There is “a dangerous culture of violence in Ireland, which is difficult to understand”, the Catholic Archbishop of Dublin, Dr Diarmuid Martin, has said.
He called for a “stop” to gangland
violence and also raised concern over the “growing number of stabbings
in the past year, at times by very young people”.
The archbishop said that “behind the doors of families” there was also often physical and sexual violence.

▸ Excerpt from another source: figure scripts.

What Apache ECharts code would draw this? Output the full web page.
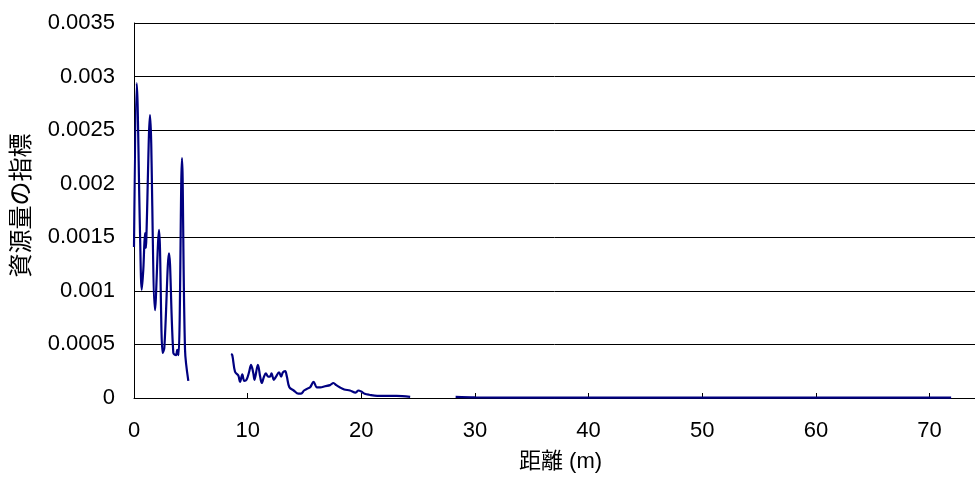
<!DOCTYPE html>
<html><head><meta charset="utf-8">
<script src="https://cdn.jsdelivr.net/npm/echarts@6/dist/echarts.min.js"></script>
<style>html,body{margin:0;padding:0;background:#fff}#c{width:975px;height:479px}</style>
</head><body><div id="c"></div>
<script>
// distance (m)
var distances = [
  0, 0.24, 0.53, 0.68, 0.82, 0.97, 1.05, 1.1, 1.41, 1.85, 2.2, 2.52, 2.67, 3.08, 3.46, 3.7, 3.8, 3.92, 4.22, 4.49, 4.78,
  null,
  8.54, 8.65, 8.89, 9.18, 9.33, 9.53, 9.7, 9.9, 10.12, 10.3, 10.5, 10.6, 10.9, 11.1, 11.24, 11.44, 11.6, 11.8, 11.97, 12.1, 12.3, 12.5, 12.76, 12.95, 13.1, 13.3, 13.45, 13.67, 14.05, 14.46, 14.7, 14.96, 15.3, 15.5, 15.8, 16.1, 16.4, 16.8, 17.25, 17.55, 17.8, 18.1, 18.5, 19.0, 19.5, 19.75, 20.0, 20.3, 20.7, 21.4, 22.2, 23.1, 24.3,
  null,
  28.3, 30, 35, 40, 45, 50, 55, 60, 65, 70, 71.9
];
// resource index
var values = [
  0.00141, 0.00294, 0.00154, 0.00101, 0.0012, 0.00154, 0.0014, 0.00154, 0.00264, 0.00082, 0.00157, 0.00042, 0.00047, 0.00135, 0.00042, 0.0004, 0.00045, 0.0004, 0.00224, 0.00045, 0.00016,
  null,
  0.00041, 0.0004, 0.000245, 0.00021, 0.00015, 0.00022, 0.00016, 0.00017, 0.00024, 0.00031, 0.00023, 0.00017, 0.00031, 0.0002, 0.00014, 0.0002, 0.00023, 0.0002, 0.0002, 0.00023, 0.00017, 0.0002, 0.00024, 0.0002, 0.00024, 0.00025, 0.0002, 0.0001, 0.00007, 0.00004, 0.00004, 0.00007, 0.00009, 0.0001, 0.00015, 0.0001, 0.0001, 0.00011, 0.00012, 0.00014, 0.00012, 0.0001, 0.00008, 0.00007, 0.00005, 0.00007, 0.00006, 0.00004, 0.00003, 0.00002, 0.00002, 0.00002, 0.00001,
  null,
  0.00001, 0.000006, 0.000004, 0.000004, 0.000003, 0.000003, 0.000003, 0.000003, 0.000003, 0.000003, 0.000003
];
var yTickLabels = ['0', '0.0005', '0.001', '0.0015', '0.002', '0.0025', '0.003', '0.0035'];
var xTickLabels = ['0', '10', '20', '30', '40', '50', '60', '70'];

var data = distances.map(function (d, i) { return d === null ? [null, null] : [d, values[i]]; });
var FONT = '"Liberation Sans", Arial, "Noto Sans CJK JP", sans-serif';
var chart = echarts.init(document.getElementById('c'));
chart.setOption({
  animation: false,
  grid: { left: 134, right: 0, top: 23, bottom: 81, containLabel: false, outerBoundsMode: 'none' },
  xAxis: {
    type: 'value', min: 0, max: 74, interval: 10,
    name: '距離 (m)', nameLocation: 'middle', nameGap: 53,
    nameTextStyle: { fontFamily: FONT, fontSize: 22, color: '#000', padding: [0, 0, 0, 12] },
    axisLine: { lineStyle: { color: '#000', width: 1 } },
    axisTick: { inside: true, length: 5, lineStyle: { color: '#000' } },
    axisLabel: { showMaxLabel: false, margin: 22, fontFamily: FONT, fontSize: 22, color: '#000',
      formatter: function (v) { return xTickLabels[Math.round(v / 10)]; } },
    splitLine: { show: false }
  },
  yAxis: {
    type: 'value', min: 0, max: 0.0035, interval: 0.0005,
    name: '資源量の指標', nameLocation: 'middle', nameGap: 100, nameRotate: 90,
    nameTextStyle: { fontFamily: FONT, fontSize: 24, color: '#000', padding: [0, 0, 0, 10] },
    axisLine: { show: true, lineStyle: { color: '#000', width: 1 } },
    axisTick: { show: true, inside: true, length: 5, lineStyle: { color: '#000' } },
    axisLabel: { margin: 19, fontFamily: FONT, fontSize: 22, color: '#000',
      formatter: function (v) { return yTickLabels[Math.round(v / 0.0005)]; } },
    splitLine: { show: true, lineStyle: { color: '#000', width: 1 } }
  },
  series: [{
    type: 'line', data: data, showSymbol: false, symbol: 'none', connectNulls: false,
    smooth: 0.35,
    lineStyle: { color: '#000080', width: 2.2 }
  }]
});
</script></body></html>
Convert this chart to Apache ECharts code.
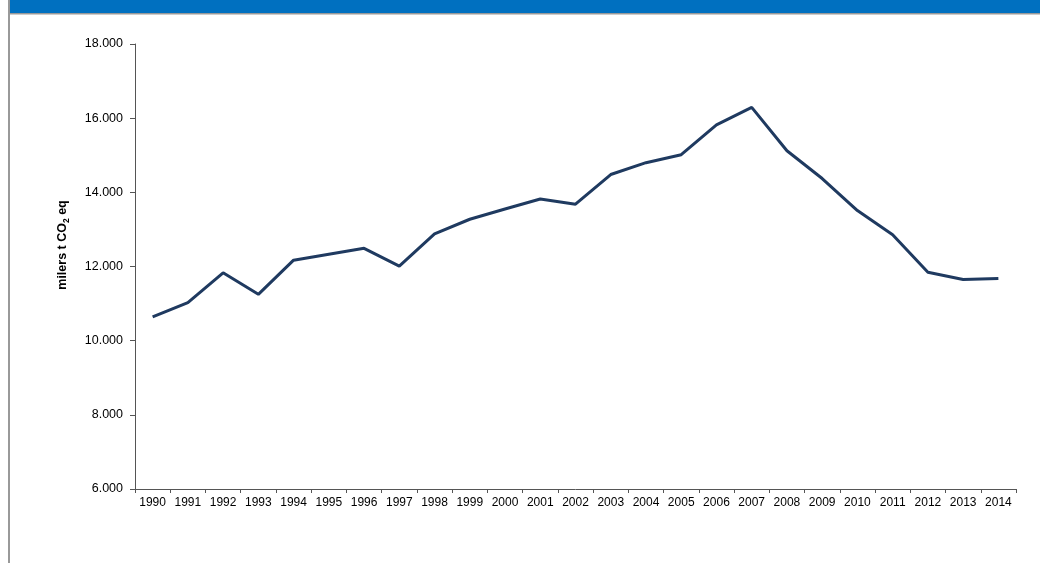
<!DOCTYPE html>
<html>
<head>
<meta charset="utf-8">
<script src="https://cdn.jsdelivr.net/npm/echarts@6/dist/echarts.min.js"></script>
<style>
html,body{margin:0;padding:0;background:#fff;}
#c{width:1040px;height:563px;}
</style>
</head>
<body>
<div id="c"></div>
<script>
var years = ['1990','1991','1992','1993','1994','1995','1996','1997','1998','1999','2000','2001','2002','2003','2004','2005','2006','2007','2008','2009','2010','2011','2012','2013','2014'];
var emissions = [10640,11025,11830,11250,12170,12330,12490,12010,12880,13274,13550,13820,13680,14480,14800,15015,15818,16290,15120,14372,13508,12857,11847,11650,11677];
var yTicks = {min: 6000, max: 18000, interval: 2000};

var chart = echarts.init(document.getElementById('c'));
var font = "'Liberation Sans', Arial, sans-serif";
chart.setOption({
  animation: false,
  backgroundColor: '#ffffff',
  grid: {left: 135, right: 24, top: 44, bottom: 74},
  xAxis: {
    type: 'category',
    data: years,
    boundaryGap: true,
    axisLine: {lineStyle: {color: '#555', width: 1}},
    axisTick: {show: true, length: 4, alignWithLabel: false, lineStyle: {color: '#555'}},
    axisLabel: {color: '#000', fontFamily: font, fontSize: 12, margin: 8, interval: 0}
  },
  yAxis: {
    type: 'value',
    min: yTicks.min, max: yTicks.max, interval: yTicks.interval,
    splitLine: {show: false},
    axisLine: {show: true, lineStyle: {color: '#555', width: 1}},
    axisTick: {show: true, length: 5, lineStyle: {color: '#555'}},
    axisLabel: {
      color: '#000', fontFamily: font, fontSize: 12.5, margin: 12,
      formatter: function (v) { return (v / 1000).toFixed(3); }
    }
  },
  series: [{
    type: 'line',
    data: emissions,
    showSymbol: false,
    symbol: 'none',
    lineStyle: {color: '#1F3A60', width: 3},
    itemStyle: {color: '#1F3A60'}
  }],
  graphic: [
    {type: 'rect', shape: {x: 10, y: 0, width: 1030, height: 13}, style: {fill: '#0070C0'}, silent: true},
    {type: 'rect', shape: {x: 10, y: 13, width: 1030, height: 1.5}, style: {fill: '#999999'}, silent: true},
    {type: 'rect', shape: {x: 8, y: 0, width: 2, height: 563}, style: {fill: '#999999'}, silent: true},
    {
      type: 'text', x: 63, y: 245, rotation: Math.PI / 2,
      style: {
        text: '{a|milers t CO}{b|2}{a| eq}',
        align: 'center', verticalAlign: 'middle',
        rich: {
          a: {fontFamily: font, fontSize: 12.5, fontWeight: 'bold', fill: '#000', verticalAlign: 'bottom'},
          b: {fontFamily: font, fontSize: 8.5, fontWeight: 'bold', fill: '#000', verticalAlign: 'bottom', padding: [0, 0, -2, 0]}
        }
      },
      silent: true
    }
  ]
});
</script>
</body>
</html>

“Our homes and schools must become the real seedbeds for non-violence,” he said.
Archbishop Martin
was speaking at the World Day of Peace Mass in St Teresa’s Church on
Dublin’s Clarendon Street on Sunday. He was applauded when, calling for
prayers for President Michael D Higgins and his family, he commented “all of us are proud of the leadership of our President”.
Among the congregation were President Higgins and his wife Sabina, Comdt Kieran Carey representing Taoiseach Enda Kenny, representatives of the judiciary, the Garda, and Defence Forces, the European Commission and Dublin City Council.
Also present were representatives of the diplomatic corps and Catholic Church associations such as the Knights of Malta, the Knights of St Columbanus, the Equestrian Order of the Holy Sepulchre and the Association of Papal Orders.
Celebrating the Mass with Archbishop Martin were papal nuncio Archbishop Charles Brown, and auxiliary bishops of Dublin Eamonn Walsh and Ray Field.
Wonderful example
Beginning the Mass, the archbishop praised members of the Defence Forces and An Garda for their “wonderful example of keeping the peace in difficult situations” around the world.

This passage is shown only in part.